**Exercise**
From the first line of the data below through the line holding "25, interval: 5", output each line exactly and leave the pictures out.

**Dataset extract**

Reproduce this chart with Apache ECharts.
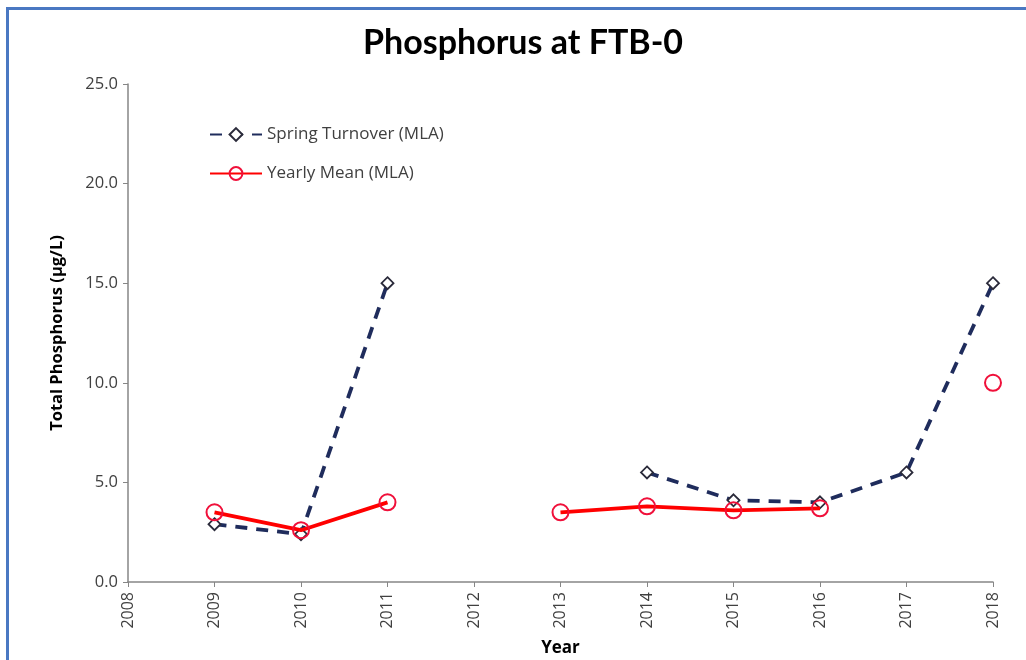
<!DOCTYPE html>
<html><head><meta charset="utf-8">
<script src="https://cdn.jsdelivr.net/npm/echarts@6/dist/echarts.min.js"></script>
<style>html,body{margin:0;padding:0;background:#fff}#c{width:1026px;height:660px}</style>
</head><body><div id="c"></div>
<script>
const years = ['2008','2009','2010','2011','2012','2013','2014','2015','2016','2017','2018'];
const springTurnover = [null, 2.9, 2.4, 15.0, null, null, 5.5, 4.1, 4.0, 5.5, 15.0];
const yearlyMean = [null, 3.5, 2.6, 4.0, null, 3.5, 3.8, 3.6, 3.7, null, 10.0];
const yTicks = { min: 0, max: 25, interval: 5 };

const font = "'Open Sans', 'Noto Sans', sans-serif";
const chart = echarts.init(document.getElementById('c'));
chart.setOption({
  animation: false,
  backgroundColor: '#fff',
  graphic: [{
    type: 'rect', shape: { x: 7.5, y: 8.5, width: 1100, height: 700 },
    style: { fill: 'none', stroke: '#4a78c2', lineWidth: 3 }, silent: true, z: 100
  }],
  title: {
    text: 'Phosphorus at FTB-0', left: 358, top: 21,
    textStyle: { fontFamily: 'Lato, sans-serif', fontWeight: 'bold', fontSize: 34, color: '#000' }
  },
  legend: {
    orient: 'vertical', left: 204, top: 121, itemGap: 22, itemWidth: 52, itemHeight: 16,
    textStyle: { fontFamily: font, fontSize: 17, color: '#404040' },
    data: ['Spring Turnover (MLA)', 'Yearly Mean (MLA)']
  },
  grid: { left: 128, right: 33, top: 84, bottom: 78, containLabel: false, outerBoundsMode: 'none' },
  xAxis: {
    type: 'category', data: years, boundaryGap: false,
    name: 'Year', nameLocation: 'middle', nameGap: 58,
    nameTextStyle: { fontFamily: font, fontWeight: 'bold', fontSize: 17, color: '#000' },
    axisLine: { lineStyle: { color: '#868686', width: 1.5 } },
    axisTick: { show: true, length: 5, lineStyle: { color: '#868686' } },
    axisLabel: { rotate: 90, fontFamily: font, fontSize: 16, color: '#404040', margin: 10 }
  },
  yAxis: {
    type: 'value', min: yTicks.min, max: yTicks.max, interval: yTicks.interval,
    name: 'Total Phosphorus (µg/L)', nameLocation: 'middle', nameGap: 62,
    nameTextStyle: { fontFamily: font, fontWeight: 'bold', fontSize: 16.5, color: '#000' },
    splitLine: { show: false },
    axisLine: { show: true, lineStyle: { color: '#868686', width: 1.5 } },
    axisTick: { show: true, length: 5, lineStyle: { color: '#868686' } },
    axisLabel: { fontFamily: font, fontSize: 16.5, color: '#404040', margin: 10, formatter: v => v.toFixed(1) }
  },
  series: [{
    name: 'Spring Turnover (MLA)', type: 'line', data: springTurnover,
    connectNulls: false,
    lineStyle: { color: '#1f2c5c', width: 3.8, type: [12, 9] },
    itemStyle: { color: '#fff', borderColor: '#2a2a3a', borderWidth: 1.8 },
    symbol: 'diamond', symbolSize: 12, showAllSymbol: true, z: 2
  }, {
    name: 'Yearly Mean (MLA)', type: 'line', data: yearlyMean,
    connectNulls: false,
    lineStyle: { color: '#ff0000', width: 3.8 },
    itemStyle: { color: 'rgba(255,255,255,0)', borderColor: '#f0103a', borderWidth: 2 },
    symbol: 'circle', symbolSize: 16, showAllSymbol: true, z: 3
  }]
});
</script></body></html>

**Answer for this exercise**
Reproduce this chart with Apache ECharts.
<!DOCTYPE html>
<html><head><meta charset="utf-8">
<script src="https://cdn.jsdelivr.net/npm/echarts@6/dist/echarts.min.js"></script>
<style>html,body{margin:0;padding:0;background:#fff}#c{width:1026px;height:660px}</style>
</head><body><div id="c"></div>
<script>
const years = ['2008','2009','2010','2011','2012','2013','2014','2015','2016','2017','2018'];
const springTurnover = [null, 2.9, 2.4, 15.0, null, null, 5.5, 4.1, 4.0, 5.5, 15.0];
const yearlyMean = [null, 3.5, 2.6, 4.0, null, 3.5, 3.8, 3.6, 3.7, null, 10.0];
const yTicks = { min: 0, max: 25, interval: 5 };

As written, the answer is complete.